FWC co-champion
- Conference: Far Western Conference

Ranking
- Coaches: No. 16 (UPI small college)
- Record: 8–2 (4–1 FWC)
- Head coach: Phil Sarboe (11th season);
- Home stadium: Redwood Bowl

= 1961 Humboldt State Lumberjacks football team =

American college football season

The 1961 Humboldt State Lumberjacks football team was an American football team that represented Humboldt State College (now known as California State Polytechnic University, Humboldt) as a member of the Far Western Conference (FWC) during the 1961 college football season. In their 11th year under head coach Phil Sarboe, the Lumberjacks compiled an 8–2 record (4–1 in conference games), tied for the FWC championship with San Francisco State, and outscored opponents by a total of 239 to 112. They were ranked No. 13 and No. 16 in the final AP and UPI small college polls.

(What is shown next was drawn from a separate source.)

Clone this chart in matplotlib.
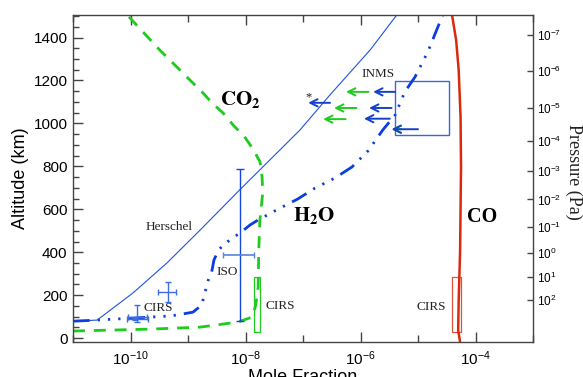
import numpy as np
import matplotlib
matplotlib.use("Agg")
import matplotlib.pyplot as plt
from matplotlib.ticker import FixedLocator, NullFormatter, FixedFormatter
from matplotlib.patches import Rectangle

plt.rcParams['font.family'] = ['Liberation Sans', 'DejaVu Sans']
plt.rcParams['mathtext.fontset'] = 'custom'
plt.rcParams['mathtext.rm'] = 'Liberation Sans'
plt.rcParams['mathtext.it'] = 'Liberation Sans:italic'
plt.rcParams['mathtext.bf'] = 'Liberation Sans:bold'

# ---------------- data ----------------
h2o_x = [1.0e-11, 2.63e-11, 2.19e-10, 4.9e-10, 7.9e-10, 1.22e-9, 1.73e-9, 1.98e-9,
         2.25e-9, 2.58e-9, 2.83e-9, 3.33e-9, 4.06e-9, 8.6e-9, 1.2e-8, 1.65e-8, 3.7e-8,
         8.1e-8, 1.62e-7, 3.6e-7, 7.1e-7, 1.35e-6, 2.45e-6, 4.0e-6, 5.9e-6, 8.9e-6,
         1.48e-5, 2.7e-5]
h2o_alt = [79, 84, 98, 103, 112, 121, 154, 214, 270, 308, 364, 406, 434, 496, 527,
           550, 601, 648, 699, 746, 797, 872, 970, 1039, 1147, 1217, 1333, 1506]

herschel_x = [1.0e-11, 2.63e-11, 1.1e-10, 4.3e-10, 1.62e-9, 7.9e-9, 8.9e-8, 2.95e-7,
              1.48e-6, 4.3e-6]
herschel_alt = [79, 84, 210, 350, 503, 690, 970, 1133, 1343, 1506]

co2_x = [1.0e-11, 3.9e-11, 2.2e-10, 1.6e-9, 7.4e-9, 1.3e-8, 1.51e-8, 1.66e-8, 1.7e-8,
         1.78e-8, 2.0e-8, 1.94e-8, 1.79e-8, 1.35e-8, 9.4e-9, 6.3e-9, 4.06e-9, 2.61e-9,
         1.75e-9, 1.17e-9, 3.2e-10, 8.7e-11]
co2_alt = [33, 37, 42, 51, 75, 98, 154, 238, 410, 550, 681, 751, 821, 881, 942, 988,
           1049, 1096, 1147, 1193, 1343, 1506]

co_x = [3.9e-5, 4.6e-5, 5.1e-5, 5.5e-5, 5.6e-5, 5.4e-5, 5.1e-5, 5.0e-5, 5.4e-5]
co_alt = [1506, 1389, 1249, 1030, 797, 410, 177, 37, -19]

# CIRS H2O points: x, x_low, x_high, alt, alt_low, alt_high
cirs_h2o_x = [4.5e-10, 1.29e-10, 1.2e-10]
cirs_h2o_xlo = [3.0e-10, 9.1e-11, 8.7e-11]
cirs_h2o_xhi = [6.2e-10, 1.9e-10, 2.0e-10]
cirs_h2o_alt = [216, 98, 89]
cirs_h2o_alo = [169, 76, 84]
cirs_h2o_ahi = [262, 154, 94]

# ISO H2O
iso_x, iso_xlo, iso_xhi = 7.9e-9, 4.1e-9, 1.41e-8
iso_alt, iso_alo, iso_ahi = 387, 81, 790

# CIRS boxes (xmin, xmax, altmin, altmax)
cirs_co2_box = (1.41e-8, 1.82e-8, 30, 286)
cirs_co_box = (3.98e-5, 5.6e-5, 30, 286)
inms_box = (4.0e-6, 3.47e-5, 945, 1197)

# INMS arrows (tail, head, altitude)
blue_arrow_from = [4.0e-6, 3.47e-6, 3.24e-6, 1.0e-5, 2.95e-7]
blue_arrow_to = [1.66e-6, 1.41e-6, 1.15e-6, 3.47e-6, 1.23e-7]
blue_arrow_alt = [1147, 1072, 1022, 973, 1096]
green_arrow_from = [1.38e-6, 8.5e-7, 5.5e-7, 5.2e-6]
green_arrow_to = [5.6e-7, 3.47e-7, 2.24e-7, 3.47e-6]
green_arrow_alt = [1147, 1072, 1020, 973]

x_major = [1e-10, 1e-8, 1e-6, 1e-4]
x_minor = [1e-11, 1e-9, 1e-7, 1e-5, 1e-3]
y_major = [0, 200, 400, 600, 800, 1000, 1200, 1400]
p_tick_alt = [1414, 1244, 1073, 918, 778, 646, 518, 397, 286, 177]
p_tick_labels = [r'$10^{-7}$', r'$10^{-6}$', r'$10^{-5}$', r'$10^{-4}$', r'$10^{-3}$',
                 r'$10^{-2}$', r'$10^{-1}$', r'$10^{0}$', r'$10^{1}$', r'$10^{2}$']

# ---------------- colours ----------------
C_H2O = '#0a3ee0'
C_HER = '#1f52e6'
C_GREEN = '#1ecb1e'
C_RED = '#d92a0c'
C_ERR = '#3c6ee2'
C_SPINE = '#444444'

W, H = 583, 377
fig = plt.figure(figsize=(W / 100, H / 100), dpi=100)
ax = fig.add_axes([73 / W, 1 - 342 / H, 460 / W, 327 / H])
ax.set_xscale('log')
ax.set_xlim(1e-11, 1e-3)
ax.set_ylim(-18, 1505)

# curves
ax.plot(herschel_x, herschel_alt, color=C_HER, lw=0.8)
l, = ax.plot(co2_x, co2_alt, color=C_GREEN, lw=2.0)
l.set_dashes((4.3, 3.2))
l, = ax.plot(h2o_x, h2o_alt, color=C_H2O, lw=2.0)
l.set_dashes((6.0, 2.9, 0.8, 2.9, 0.8, 2.9, 0.8, 2.9))
ax.plot(co_x, co_alt, color=C_RED, lw=1.8, clip_on=True)

# CIRS H2O crosses
for x, xl, xh, a, al, ah in zip(cirs_h2o_x, cirs_h2o_xlo, cirs_h2o_xhi,
                                 cirs_h2o_alt, cirs_h2o_alo, cirs_h2o_ahi):
    ax.errorbar([x], [a], xerr=[[x - xl], [xh - x]], yerr=[[a - al], [ah - a]],
                fmt='none', ecolor=C_ERR, elinewidth=1.0, capsize=2.5, capthick=1.0)

# ISO
ax.errorbar([iso_x], [iso_alt], yerr=[[iso_alt - iso_alo], [iso_ahi - iso_alt]],
            fmt='none', ecolor='#1546dc', elinewidth=1.0, capsize=3, capthick=1.0)
ax.errorbar([iso_x], [iso_alt], xerr=[[iso_x - iso_xlo], [iso_xhi - iso_x]],
            fmt='none', ecolor='#5a82e0', elinewidth=1.2, capsize=2, capthick=1.0)

# boxes
def box(b, color, lw=0.9):
    x0, x1, a0, a1 = b
    ax.add_patch(Rectangle((x0, a0), x1 - x0, a1 - a0, fill=False,
                           edgecolor=color, lw=lw))

box(cirs_co2_box, C_GREEN)
box(cirs_co_box, '#e0503a')
box(inms_box, '#3a66dd', 1.0)

# arrows
for xf, xt, a in zip(green_arrow_from, green_arrow_to, green_arrow_alt):
    ax.annotate('', xy=(xt, a), xytext=(xf, a),
                arrowprops=dict(arrowstyle='->', color=C_GREEN, lw=1.4,
                                shrinkA=0, shrinkB=0, mutation_scale=13))
for xf, xt, a in zip(blue_arrow_from, blue_arrow_to, blue_arrow_alt):
    ax.annotate('', xy=(xt, a), xytext=(xf, a),
                arrowprops=dict(arrowstyle='->', color='#1440cc', lw=1.4,
                                shrinkA=0, shrinkB=0, mutation_scale=13))

# annotations
serif = ['Liberation Serif', 'DejaVu Serif']
ax.text(10 ** -9.33, 517, 'Herschel', family=serif, fontsize=9.5, color='#222222',
        ha='center', va='center')
ax.text(10 ** -8.51, 308, 'ISO', family=serif, fontsize=9.5, color='#222222',
        ha='left', va='center')
ax.text(10 ** -9.78, 142, 'CIRS', family=serif, fontsize=9.5, color='#222222',
        ha='left', va='center')
ax.text(10 ** -7.66, 150, 'CIRS', family=serif, fontsize=9.5, color='#222222',
        ha='left', va='center')
ax.text(10 ** -5.02, 145, 'CIRS', family=serif, fontsize=9.5, color='#222222',
        ha='left', va='center')
ax.text(10 ** -5.99, 1228, 'INMS', family=serif, fontsize=9.5, color='#222222',
        ha='left', va='center')
ax.text(10 ** -6.91, 1122, '*', family=serif, fontsize=9, color='#222222',
        ha='center', va='center')
ax.text(10 ** -8.44, 1086, r'$\mathbf{CO_2}$', math_fontfamily='stix', fontsize=15,
        ha='left', va='baseline', color='black')
ax.text(10 ** -7.17, 545, r'$\mathbf{H_2O}$', math_fontfamily='stix', fontsize=15,
        ha='left', va='baseline', color='black')
ax.text(10 ** -4.15, 541, 'CO', family=serif, fontweight='bold', fontsize=14.5,
        ha='left', va='baseline', color='black')

# axes styling
ax.xaxis.set_major_locator(FixedLocator(x_major))
ax.xaxis.set_minor_locator(FixedLocator(x_minor))
ax.xaxis.set_minor_formatter(NullFormatter())
ax.xaxis.set_major_formatter(FixedFormatter([r'$10^{-10}$', r'$10^{-8}$',
                                             r'$10^{-6}$', r'$10^{-4}$']))
ax.set_yticks(y_major)
ax.yaxis.set_minor_locator(FixedLocator(np.arange(0, 1501, 50)))
ax.tick_params(axis='x', which='both', direction='in', top=True, bottom=True,
               color=C_SPINE, labelsize=11, pad=5)
ax.tick_params(axis='x', which='major', length=7, width=1)
ax.tick_params(axis='x', which='minor', length=5, width=1)
ax.tick_params(axis='y', which='both', direction='in', left=True, right=False,
               color=C_SPINE, labelsize=11, pad=4)
ax.tick_params(axis='y', which='major', length=7, width=1)
ax.tick_params(axis='y', which='minor', length=4, width=1)
for s in ax.spines.values():
    s.set_color(C_SPINE)
    s.set_linewidth(1.0)

ax.set_xlabel('Mole Fraction', fontsize=13, labelpad=1)
ax.set_ylabel('Altitude (km)', fontsize=13, labelpad=3)

ax2 = ax.twinx()
ax2.set_ylim(ax.get_ylim())
ax2.set_yticks(p_tick_alt)
ax2.set_yticklabels(p_tick_labels)
ax2.yaxis.set_minor_locator(FixedLocator([]))
ax2.tick_params(axis='y', direction='in', length=4, width=1, color=C_SPINE,
                labelsize=8.5, pad=3)
for s in ax2.spines.values():
    s.set_visible(False)
fig.text(574 / W, 1 - 172 / H, 'Pressure (Pa)', family=serif, fontsize=13,
         rotation=-90, ha='center', va='center', color='#222222')

fig.savefig('out.png', dpi=100)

The team's statistical leaders included fullback Ed White (696 rushing yards), quarterback Monty Feekes (356 passing yards), and end Drew Roberts (36 receptions, 507 yards). Five Humboldt players were selected as first-team players on the 1961 All-Far Western Conference football team: fullback Ed White; offensive end Drew Roberts; offensive tackle Vester Flanagan; offensive guard Al Frakes; defensive end Jim Walker; and defensive halfback Dennis Guiuntini.

The team played its home games at the Redwood Bowl in Arcata, California.

==Schedule==

| Date | Opponent | Rank | Site | Result | Attendance | Source |
| September 23 | Eastern Washington* |  | Redwood Bowl; Arcata, CA; | W 53–0 | 5,500 |  |
| September 30 | at Willamette* |  | McCulloch Stadium; Salem, OR; | W 27–13 | 4,500 |  |
| October 7 | at San Francisco State | No. 5 AP / 4 UPI | Cox Stadium; San Francisco, CA; | W 7–6 | 6,200 |  |
| October 14 | at Sacramento State | No. 2 AP / 6 UPI | Charles C. Hughes Stadium; Sacramento, CA; | L 7–19 | 6,000 |  |
| October 21 | UC Davis | No. 9 UPI | Redwood Bowl; Arcata, CA; | W 20–18 | 5,500 |  |
| October 28 | Oregon Tech* | No. 14 UPI | Redwood Bowl; Arcata, CA; | W 46–6 | 4,500 |  |
| November 4 | at Chico State | No. 15 UPI | College Field; Chico, CA; | W 29–12 | 5,000 |  |
| November 11 | Nevada | No. 16 UPI | Redwood Bowl; Arcata, CA; | W 16–14 | 7,500 |  |
| November 18 | Central Washington* | No. 17 UPI | Redwood Bowl; Arcata, CA; | W 34–14 | 5,000 |  |
| November 23 | Whitworth* | No. 16 UPI | Redwood Bowl; Arcata, CA; | L 0–10 | 3,500 |  |
*Non-conference game; Homecoming; Rankings from AP/UPI Poll released prior to the game;

==Statistics==
The Lumberjacks tallied 2,803 yards of total offense (280.3 per game), consisting of 1,857 rushing yards (185.7 per game) and 946 passing yards (94.6 per game). On defense, they gave up 2,075 yards (207.5 per game) with 1,376 rushing yards (137.6 per game) and 699 passing yards (69.9 per game).

Quarterback Monty Feekes completed 34 of 63 passes for 356 yards with two touchdowns and three interceptions. Backup quarterback Roger Toftt completed 20 of 41 passes for 279 yards.

Fullback Ed White led the team in rushing with 696 yards on 147 carries. Halfback Frank Buda ranked second with 552 yards on 121 carries. Buda led the team in scoring with 66 points on 11 touchdowns.

The team's leading receivers were ends Drew Roberts (36 catches, 507 yards) and Ron Remington (five catches for 167 yards).

==Awards and honors==
Six Humboldt players were selected by the conference coaches and athletic directors for first-team honors on the 1961 All-Far Western Conference football team: end Drew Roberts; tackle Vester Flanagan; guard Al Frakes; fullback Ed White; defensive end Jim Walker; and defensive halfback Dennis Giuntini. Two others were named to the second team: center Parker Pollock and wingback Earl Love.